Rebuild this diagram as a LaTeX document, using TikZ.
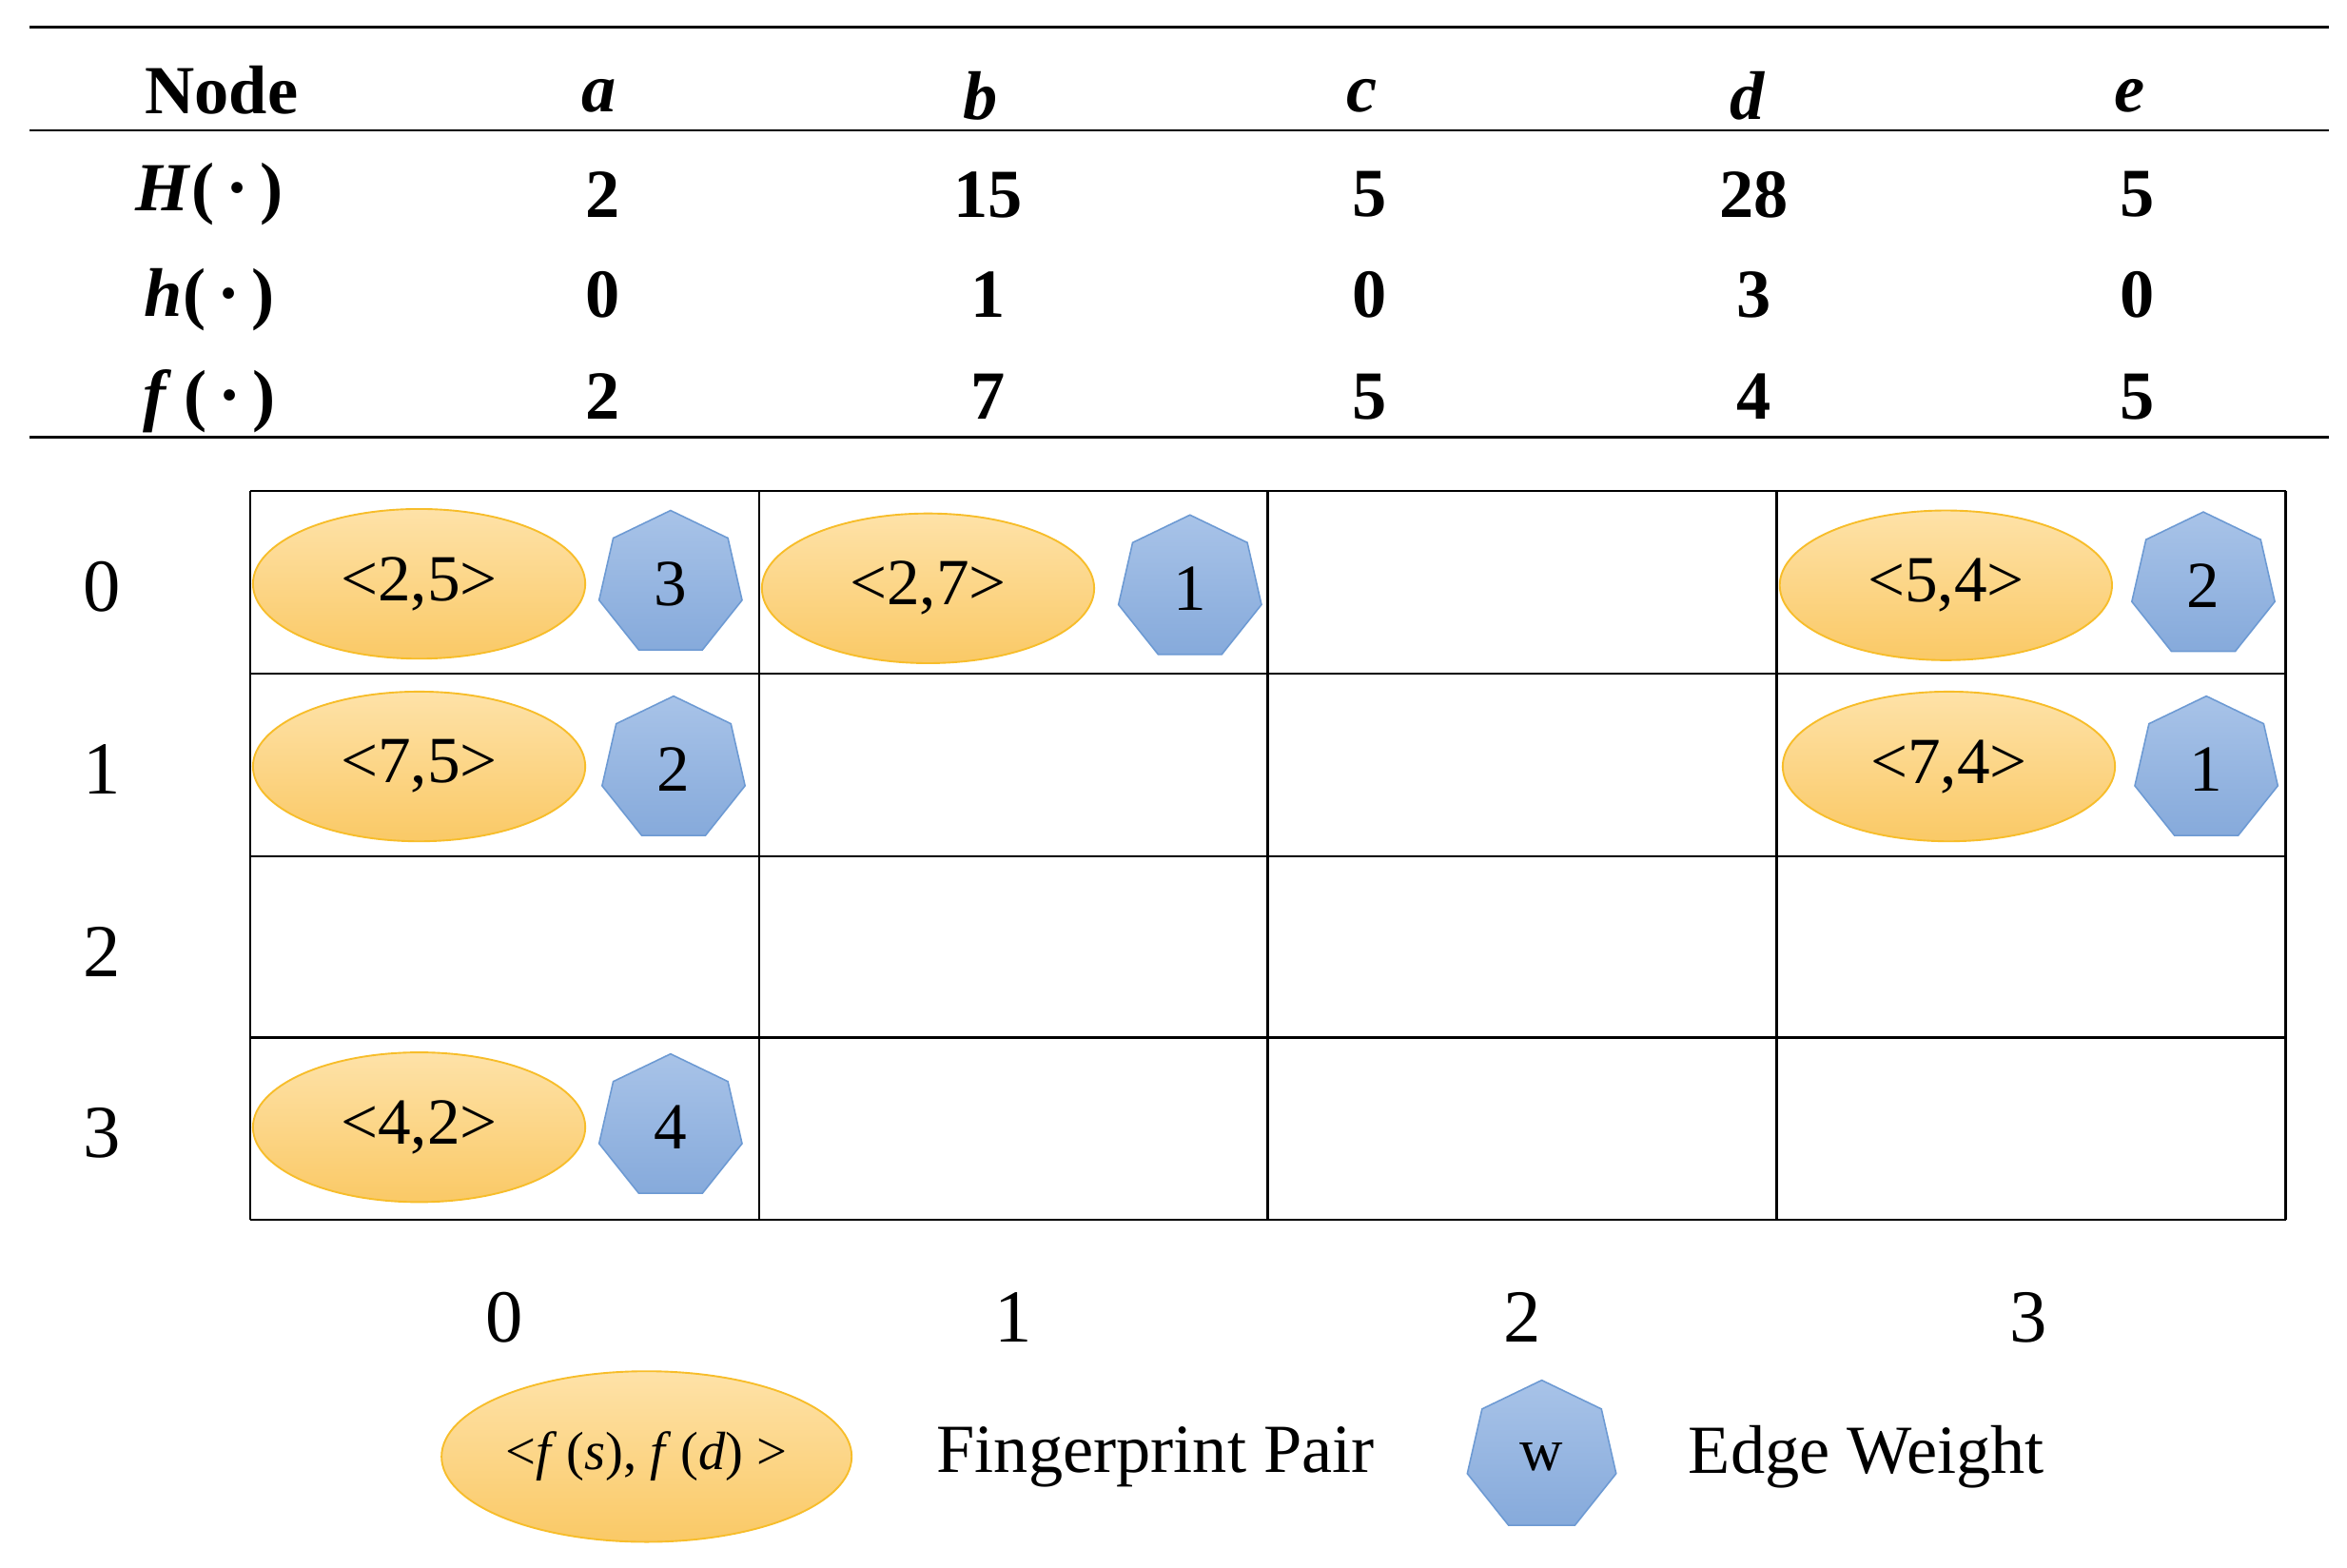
\documentclass[tikz,border=0pt]{standalone}
\usepackage{fontspec}
\setmainfont{Liberation Serif}
\usetikzlibrary{shapes.geometric}
\definecolor{ob}{HTML}{F7BD2A}
\definecolor{ot}{HTML}{FEE2A8}
\definecolor{obot}{HTML}{FAC966}
\definecolor{bb}{HTML}{6D9AD3}
\definecolor{bt}{HTML}{A8C3E8}
\definecolor{bbot}{HTML}{86AADB}
\begin{document}
\begin{tikzpicture}[x=1pt,y=-1pt,
 fp/.style={ellipse,draw=ob,line width=1.2pt,top color=ot,bottom color=obot,minimum width=222pt,minimum height=100pt,inner sep=0pt,font=\fontsize{44}{48}\selectfont},
 ew/.style={regular polygon,regular polygon sides=7,draw=bb,line width=1pt,top color=bt,bottom color=bbot,minimum size=98pt,inner sep=0pt,font=\fontsize{44}{48}\selectfont},
 hd/.style={font=\fontsize{46}{50}\selectfont\bfseries},
 lb/.style={font=\fontsize{50}{54}\selectfont}]
\useasboundingbox (0,0) rectangle (1568,1047);
\draw[line width=1.5pt] (20,18) coordinate(t1) -- (1556,18);
\draw[line width=1.5pt] (20,87) -- (1556,87);
\draw[line width=1.5pt] (20,292) -- (1556,292);
\node[hd] (hn) at (148,60) {Node};
\foreach \n/\x/\l in {a/400/a,b/655/b,c/910/c,d/1167/d,e/1423/e}
  \node[hd,font=\fontsize{46}{50}\selectfont\bfseries\itshape] (h\n) at (\x,64) {\l};
\node[hd] (rH) at (140,130) {\textit{H}(\,·\,)};
\node[hd] (rh) at (140,200) {\textit{h}(\,·\,)};
\node[hd] (rf) at (140,268) {\textit{f}\,(\,·\,)};
\foreach \x/\p/\q/\r in {403/2/0/2,660/15/1/7,915/5/0/5,1172/28/3/4,1428/5/0/5}{
  \node[hd] at (\x,130) {\p};
  \node[hd] at (\x,197) {\q};
  \node[hd] at (\x,265) {\r};}
\foreach \y in {328,450,572,693,815} \draw[line width=1.5pt] (167,\y) -- (1527,\y);
\foreach \x in {167,507,847,1187,1527} \draw[line width=1.5pt] (\x,328) -- (\x,815);
\foreach \i/\y in {0/392,1/514,2/636,3/757} \node[lb] (r\i) at (68,\y) {\i};
\foreach \i/\x in {0/337,1/677,2/1017,3/1355} \node[lb] (c\i) at (\x,880) {\i};
\node[fp] (e1) at (280,390) {<2,5>}; \node[ew] (w1) at (448,390) {3};
\node[fp] (e2) at (620,393) {<2,7>}; \node[ew] (w2) at (795,393) {1};
\node[fp] (e3) at (1300,391) {<5,4>}; \node[ew] (w3) at (1472,391) {2};
\node[fp] (e4) at (280,512) {<7,5>}; \node[ew] (w4) at (450,514) {2};
\node[fp] (e5) at (1302,512) {<7,4>}; \node[ew] (w5) at (1474,514) {1};
\node[fp] (e6) at (280,753) {<4,2>}; \node[ew] (w6) at (448,753) {4};
\node[fp,minimum width=274pt,minimum height=114pt,font=\fontsize{36}{40}\selectfont] (le) at (432,973) {};
\node[font=\fontsize{36}{40}\selectfont] (let) at (le.center) {<\textit{f}\,(\textit{s}), \textit{f}\,(\textit{d}) >};
\node[lb,font=\fontsize{46}{50}\selectfont] (lt1) at (772,973) {Fingerprint Pair};
\node[ew,minimum size=102pt,font=\fontsize{40}{44}\selectfont] (lw) at (1030,973) {w};
\node[lb,font=\fontsize{46}{50}\selectfont] (lt2) at (1247,973) {Edge Weight};
\end{tikzpicture}
\end{document}
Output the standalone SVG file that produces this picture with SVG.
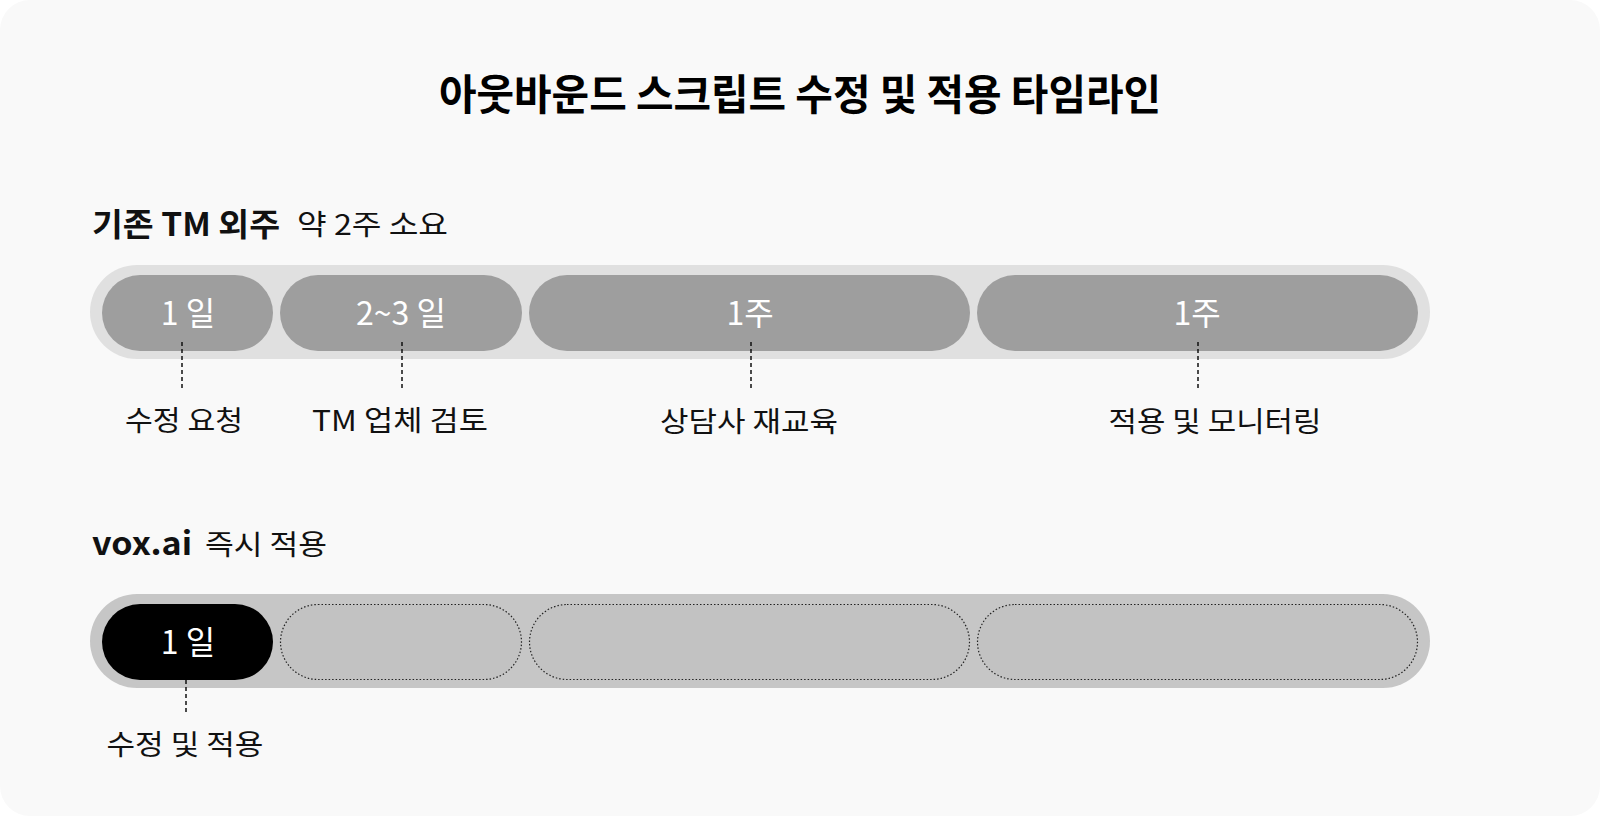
<svg xmlns="http://www.w3.org/2000/svg" width="1600" height="816" viewBox="0 0 1600 816">
<style>
  text { font-family: "Noto Sans CJK KR", "Noto Sans", sans-serif; }
  .title { font-size: 42px; font-weight: 700; fill: #000; }
  .head { font-size: 32px; font-weight: 700; fill: #111; }
  .sub { font-size: 28px; font-weight: 400; fill: #111; }
  .pilltxt { font-size: 32px; font-weight: 400; fill: #fff; text-anchor: middle; }
  .lbl { font-size: 28px; font-weight: 400; fill: #111; text-anchor: middle; }
  .track1 { fill: #e0e0e0; }
  .pill1 { fill: #9e9e9e; }
  .track2 { fill: #c6c6c6; }
  .ghost { fill: #c2c2c2; stroke: #222; stroke-width: 1.2; stroke-dasharray: 1.5 2; }
  .conn { stroke: #111; stroke-width: 1.5; stroke-dasharray: 4 3; fill: none; }
</style>
<rect x="0" y="0" width="1600" height="816" fill="#ffffff"/>
<rect x="0" y="0" width="1600" height="816" rx="30" fill="#f9f9f9"/>

<g id="title">
  <text class="title" x="800" y="110" text-anchor="middle" textLength="722" lengthAdjust="spacingAndGlyphs">아웃바운드 스크립트 수정 및 적용 타임라인</text>
</g>

<g id="section-tm">
  <text class="head" x="92" y="236" textLength="188" lengthAdjust="spacingAndGlyphs">기존 TM 외주</text>
  <text class="sub" x="297" y="235" textLength="151" lengthAdjust="spacingAndGlyphs">약 2주 소요</text>
</g>

<g id="track-tm">
  <rect class="track1" x="90" y="265" width="1340" height="94" rx="47"/>
</g>
<g id="tm-step1">
  <rect class="pill1" x="102" y="275" width="171" height="76" rx="38"/>
  <text class="pilltxt" x="188" y="325">1 일</text>
</g>
<g id="tm-step2">
  <rect class="pill1" x="280" y="275" width="242" height="76" rx="38"/>
  <text class="pilltxt" x="401" y="325">2~3 일</text>
</g>
<g id="tm-step3">
  <rect class="pill1" x="529" y="275" width="441" height="76" rx="38"/>
  <text class="pilltxt" x="750" y="325">1주</text>
</g>
<g id="tm-step4">
  <rect class="pill1" x="977" y="275" width="441" height="76" rx="38"/>
  <text class="pilltxt" x="1197" y="325">1주</text>
</g>

<g id="section-vox">
  <text class="head" x="92" y="555" textLength="100" lengthAdjust="spacingAndGlyphs">vox.ai</text>
  <text class="sub" x="205" y="555" textLength="122" lengthAdjust="spacingAndGlyphs">즉시 적용</text>
</g>

<g id="track-vox">
  <rect class="track2" x="90" y="594" width="1340" height="94" rx="47"/>
</g>
<g id="vox-step1">
  <rect x="102" y="604" width="171" height="76" rx="38" fill="#000"/>
  <text class="pilltxt" x="188" y="654">1 일</text>
</g>
<g id="vox-ghost2">
  <rect class="ghost" x="280.5" y="604.5" width="241" height="75" rx="37.5"/>
</g>
<g id="vox-ghost3">
  <rect class="ghost" x="529.5" y="604.5" width="440" height="75" rx="37.5"/>
</g>
<g id="vox-ghost4">
  <rect class="ghost" x="977.5" y="604.5" width="440" height="75" rx="37.5"/>
</g>

<g id="connectors">
  <line class="conn" x1="182" y1="342" x2="182" y2="390"/>
  <line class="conn" x1="402" y1="342" x2="402" y2="390"/>
  <line class="conn" x1="751" y1="342" x2="751" y2="390"/>
  <line class="conn" x1="1198" y1="342" x2="1198" y2="390"/>
  <line class="conn" x1="186" y1="680" x2="186" y2="713"/>
</g>

<g id="labels">
  <text class="lbl" x="184" y="431" textLength="118" lengthAdjust="spacingAndGlyphs">수정 요청</text>
  <text class="lbl" x="400" y="431" textLength="176" lengthAdjust="spacingAndGlyphs">TM 업체 검토</text>
  <text class="lbl" x="749" y="432" textLength="178" lengthAdjust="spacingAndGlyphs">상담사 재교육</text>
  <text class="lbl" x="1215" y="432" textLength="213" lengthAdjust="spacingAndGlyphs">적용 및 모니터링</text>
  <text class="lbl" x="185" y="755" textLength="157" lengthAdjust="spacingAndGlyphs">수정 및 적용</text>
</g>
</svg>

______________________________

*What to do*: Which lines in the listing above hold the word "standalone"? Show each of them.

*Answer to the problem*:
\documentclass[tikz,border=0pt]{standalone}
Output the standalone SVG file that produces this picture with SVG.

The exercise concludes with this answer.